▶ _Figure scripts_
>>>
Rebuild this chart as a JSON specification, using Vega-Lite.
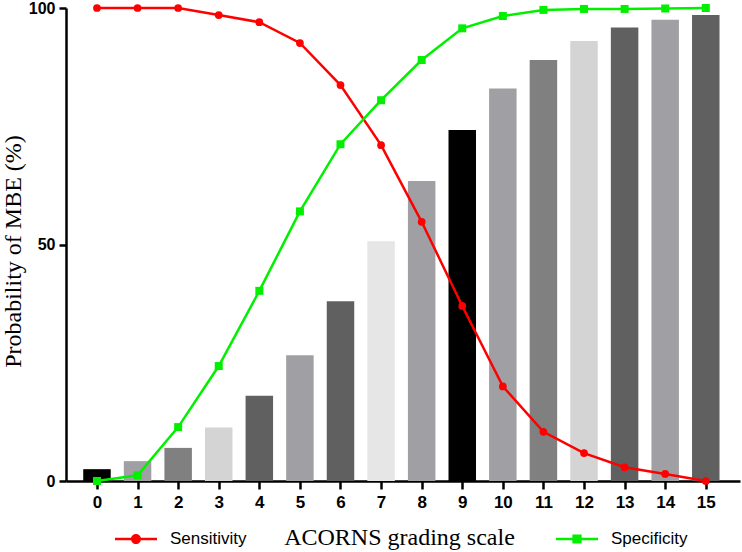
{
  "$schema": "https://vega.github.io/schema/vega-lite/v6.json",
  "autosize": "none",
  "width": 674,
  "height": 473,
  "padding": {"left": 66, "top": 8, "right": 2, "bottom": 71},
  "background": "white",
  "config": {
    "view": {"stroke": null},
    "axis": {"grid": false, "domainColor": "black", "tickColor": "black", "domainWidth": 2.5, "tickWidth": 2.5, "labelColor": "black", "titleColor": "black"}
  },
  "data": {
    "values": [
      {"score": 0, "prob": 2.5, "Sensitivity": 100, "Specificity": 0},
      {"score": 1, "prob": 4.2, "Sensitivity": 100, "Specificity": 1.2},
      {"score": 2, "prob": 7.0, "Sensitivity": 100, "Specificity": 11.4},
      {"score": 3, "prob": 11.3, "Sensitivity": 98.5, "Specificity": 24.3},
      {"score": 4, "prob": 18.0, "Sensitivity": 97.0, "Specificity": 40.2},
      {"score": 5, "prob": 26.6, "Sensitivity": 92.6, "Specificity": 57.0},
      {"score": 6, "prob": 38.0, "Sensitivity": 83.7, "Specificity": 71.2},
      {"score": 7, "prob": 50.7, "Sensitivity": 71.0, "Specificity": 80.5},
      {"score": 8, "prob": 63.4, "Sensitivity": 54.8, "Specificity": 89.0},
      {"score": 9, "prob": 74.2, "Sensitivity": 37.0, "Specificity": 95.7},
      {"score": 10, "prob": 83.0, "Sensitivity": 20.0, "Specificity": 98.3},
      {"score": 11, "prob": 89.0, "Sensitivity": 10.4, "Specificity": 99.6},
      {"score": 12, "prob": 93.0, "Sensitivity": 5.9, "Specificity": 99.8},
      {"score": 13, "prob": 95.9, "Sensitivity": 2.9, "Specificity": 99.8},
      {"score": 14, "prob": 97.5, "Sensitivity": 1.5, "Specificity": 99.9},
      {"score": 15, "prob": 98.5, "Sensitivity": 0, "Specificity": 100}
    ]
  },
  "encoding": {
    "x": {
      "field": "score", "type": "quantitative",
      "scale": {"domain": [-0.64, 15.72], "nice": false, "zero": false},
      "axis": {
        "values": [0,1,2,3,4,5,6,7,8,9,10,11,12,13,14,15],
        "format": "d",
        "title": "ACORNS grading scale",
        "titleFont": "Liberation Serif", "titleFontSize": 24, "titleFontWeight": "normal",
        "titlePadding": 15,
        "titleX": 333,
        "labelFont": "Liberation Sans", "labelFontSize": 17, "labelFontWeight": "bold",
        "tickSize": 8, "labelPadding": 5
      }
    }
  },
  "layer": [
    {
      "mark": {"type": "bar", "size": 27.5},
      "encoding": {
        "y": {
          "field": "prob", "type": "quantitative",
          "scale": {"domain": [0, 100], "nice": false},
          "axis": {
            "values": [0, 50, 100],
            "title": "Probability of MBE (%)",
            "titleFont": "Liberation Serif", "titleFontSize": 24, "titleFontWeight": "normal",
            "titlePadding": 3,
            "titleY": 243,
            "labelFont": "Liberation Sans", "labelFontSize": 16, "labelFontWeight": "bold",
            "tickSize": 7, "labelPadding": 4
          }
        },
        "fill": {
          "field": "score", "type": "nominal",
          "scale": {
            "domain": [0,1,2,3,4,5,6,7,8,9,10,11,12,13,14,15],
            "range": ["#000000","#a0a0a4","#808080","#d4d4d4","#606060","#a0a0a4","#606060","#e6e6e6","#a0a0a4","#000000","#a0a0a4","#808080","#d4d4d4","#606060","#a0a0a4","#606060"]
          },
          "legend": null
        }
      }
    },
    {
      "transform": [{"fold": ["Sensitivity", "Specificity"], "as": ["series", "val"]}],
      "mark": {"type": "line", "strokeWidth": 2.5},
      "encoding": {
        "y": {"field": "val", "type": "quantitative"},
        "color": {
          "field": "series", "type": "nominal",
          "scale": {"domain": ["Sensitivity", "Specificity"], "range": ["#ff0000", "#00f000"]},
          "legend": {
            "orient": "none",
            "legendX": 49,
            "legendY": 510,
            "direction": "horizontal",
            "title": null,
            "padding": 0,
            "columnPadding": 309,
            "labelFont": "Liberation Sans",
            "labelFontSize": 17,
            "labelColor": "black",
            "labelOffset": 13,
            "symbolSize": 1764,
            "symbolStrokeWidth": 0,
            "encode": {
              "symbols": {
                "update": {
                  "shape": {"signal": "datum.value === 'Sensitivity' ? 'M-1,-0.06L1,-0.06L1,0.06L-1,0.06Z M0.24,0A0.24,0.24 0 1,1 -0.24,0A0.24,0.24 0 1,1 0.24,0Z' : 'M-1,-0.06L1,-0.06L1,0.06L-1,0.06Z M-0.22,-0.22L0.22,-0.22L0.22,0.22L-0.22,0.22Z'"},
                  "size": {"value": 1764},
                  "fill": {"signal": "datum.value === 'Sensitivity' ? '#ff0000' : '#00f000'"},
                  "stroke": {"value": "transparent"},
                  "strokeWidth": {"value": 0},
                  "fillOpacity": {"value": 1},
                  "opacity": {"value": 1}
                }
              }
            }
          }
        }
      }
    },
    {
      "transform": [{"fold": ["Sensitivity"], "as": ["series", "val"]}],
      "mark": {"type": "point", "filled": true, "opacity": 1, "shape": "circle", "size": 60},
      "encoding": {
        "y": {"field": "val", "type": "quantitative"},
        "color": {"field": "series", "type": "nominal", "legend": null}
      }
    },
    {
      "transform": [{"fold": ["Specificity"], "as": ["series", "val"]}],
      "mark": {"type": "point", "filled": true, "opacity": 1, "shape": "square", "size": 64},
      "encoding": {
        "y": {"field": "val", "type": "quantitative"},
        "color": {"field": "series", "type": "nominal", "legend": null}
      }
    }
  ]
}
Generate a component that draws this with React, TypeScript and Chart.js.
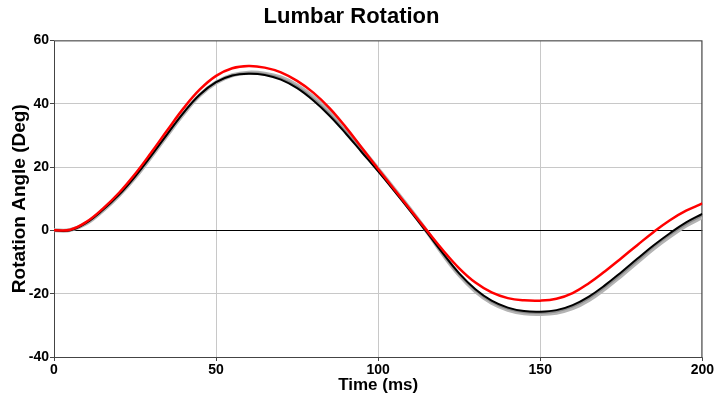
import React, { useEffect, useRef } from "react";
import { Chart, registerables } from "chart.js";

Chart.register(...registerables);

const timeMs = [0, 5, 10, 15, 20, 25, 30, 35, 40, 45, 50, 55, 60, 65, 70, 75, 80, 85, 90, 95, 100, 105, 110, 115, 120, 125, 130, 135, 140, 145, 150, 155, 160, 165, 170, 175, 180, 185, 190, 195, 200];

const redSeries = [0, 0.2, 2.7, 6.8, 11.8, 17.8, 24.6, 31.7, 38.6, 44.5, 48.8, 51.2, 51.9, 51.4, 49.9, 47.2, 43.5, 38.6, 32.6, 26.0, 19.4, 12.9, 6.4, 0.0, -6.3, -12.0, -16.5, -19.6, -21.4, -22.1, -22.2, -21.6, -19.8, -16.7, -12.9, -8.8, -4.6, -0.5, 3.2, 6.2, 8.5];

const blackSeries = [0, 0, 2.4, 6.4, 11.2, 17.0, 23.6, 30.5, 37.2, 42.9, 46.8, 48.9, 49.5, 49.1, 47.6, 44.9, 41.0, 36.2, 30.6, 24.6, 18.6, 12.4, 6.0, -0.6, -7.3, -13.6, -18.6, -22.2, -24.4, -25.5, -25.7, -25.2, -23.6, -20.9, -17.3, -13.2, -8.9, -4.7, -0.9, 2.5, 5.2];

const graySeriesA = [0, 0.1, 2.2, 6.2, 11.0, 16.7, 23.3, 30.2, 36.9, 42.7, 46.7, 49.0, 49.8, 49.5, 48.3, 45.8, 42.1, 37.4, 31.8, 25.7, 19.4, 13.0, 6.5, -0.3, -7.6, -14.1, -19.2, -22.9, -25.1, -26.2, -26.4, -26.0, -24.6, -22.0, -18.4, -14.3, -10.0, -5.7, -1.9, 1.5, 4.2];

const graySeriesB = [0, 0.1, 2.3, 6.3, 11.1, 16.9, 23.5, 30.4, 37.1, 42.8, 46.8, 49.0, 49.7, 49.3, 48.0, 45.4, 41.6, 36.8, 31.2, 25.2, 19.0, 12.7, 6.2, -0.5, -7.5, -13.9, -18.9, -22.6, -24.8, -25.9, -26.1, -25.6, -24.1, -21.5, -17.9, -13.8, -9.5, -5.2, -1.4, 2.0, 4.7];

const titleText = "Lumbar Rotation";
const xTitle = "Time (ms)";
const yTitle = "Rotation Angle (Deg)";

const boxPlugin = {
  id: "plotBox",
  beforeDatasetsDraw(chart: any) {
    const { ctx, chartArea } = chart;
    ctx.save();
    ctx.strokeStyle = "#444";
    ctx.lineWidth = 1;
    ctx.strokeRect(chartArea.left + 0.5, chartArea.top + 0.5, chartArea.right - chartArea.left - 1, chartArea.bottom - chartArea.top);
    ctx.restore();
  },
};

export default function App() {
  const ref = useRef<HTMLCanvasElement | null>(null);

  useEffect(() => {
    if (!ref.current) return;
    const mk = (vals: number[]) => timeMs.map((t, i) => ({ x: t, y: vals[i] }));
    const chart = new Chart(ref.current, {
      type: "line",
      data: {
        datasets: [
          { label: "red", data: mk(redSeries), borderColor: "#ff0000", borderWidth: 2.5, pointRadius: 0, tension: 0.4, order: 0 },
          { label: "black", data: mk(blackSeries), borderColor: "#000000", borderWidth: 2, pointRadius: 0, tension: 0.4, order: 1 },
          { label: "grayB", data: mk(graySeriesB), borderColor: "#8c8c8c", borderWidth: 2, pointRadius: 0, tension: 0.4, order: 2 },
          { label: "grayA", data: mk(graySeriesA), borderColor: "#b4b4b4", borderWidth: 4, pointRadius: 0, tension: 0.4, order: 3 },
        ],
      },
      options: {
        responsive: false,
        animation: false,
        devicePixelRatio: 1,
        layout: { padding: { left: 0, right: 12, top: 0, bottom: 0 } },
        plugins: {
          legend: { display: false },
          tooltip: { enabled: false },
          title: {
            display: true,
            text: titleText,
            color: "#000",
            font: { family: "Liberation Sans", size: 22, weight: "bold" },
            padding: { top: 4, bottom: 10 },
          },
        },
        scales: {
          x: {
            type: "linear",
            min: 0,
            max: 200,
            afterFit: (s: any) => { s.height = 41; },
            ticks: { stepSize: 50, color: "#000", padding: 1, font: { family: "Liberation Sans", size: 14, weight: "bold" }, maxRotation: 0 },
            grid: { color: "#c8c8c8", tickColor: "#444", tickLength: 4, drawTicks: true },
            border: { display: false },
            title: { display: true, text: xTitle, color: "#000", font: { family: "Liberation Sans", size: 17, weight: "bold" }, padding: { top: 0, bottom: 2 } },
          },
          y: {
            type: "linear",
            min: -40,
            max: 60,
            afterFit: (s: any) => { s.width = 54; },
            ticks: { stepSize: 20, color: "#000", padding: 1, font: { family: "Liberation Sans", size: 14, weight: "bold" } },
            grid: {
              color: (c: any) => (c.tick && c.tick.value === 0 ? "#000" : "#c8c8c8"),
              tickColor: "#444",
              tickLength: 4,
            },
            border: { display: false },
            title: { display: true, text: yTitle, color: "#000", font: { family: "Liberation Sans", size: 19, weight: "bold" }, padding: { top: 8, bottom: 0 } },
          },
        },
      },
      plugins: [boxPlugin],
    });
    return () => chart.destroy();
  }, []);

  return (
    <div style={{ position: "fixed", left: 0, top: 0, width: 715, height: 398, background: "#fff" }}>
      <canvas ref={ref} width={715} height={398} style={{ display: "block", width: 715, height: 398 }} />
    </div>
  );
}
<<<
▶ _TASK DETAILS_
Take the lines above starting at the one containing "Generate a component" and ending at the one containing "190, 195, 200];", and print them again exactly, without pictures.

▶ _RESULT_
Generate a component that draws this with React, TypeScript and Chart.js.
import React, { useEffect, useRef } from "react";
import { Chart, registerables } from "chart.js";

Chart.register(...registerables);

const timeMs = [0, 5, 10, 15, 20, 25, 30, 35, 40, 45, 50, 55, 60, 65, 70, 75, 80, 85, 90, 95, 100, 105, 110, 115, 120, 125, 130, 135, 140, 145, 150, 155, 160, 165, 170, 175, 180, 185, 190, 195, 200];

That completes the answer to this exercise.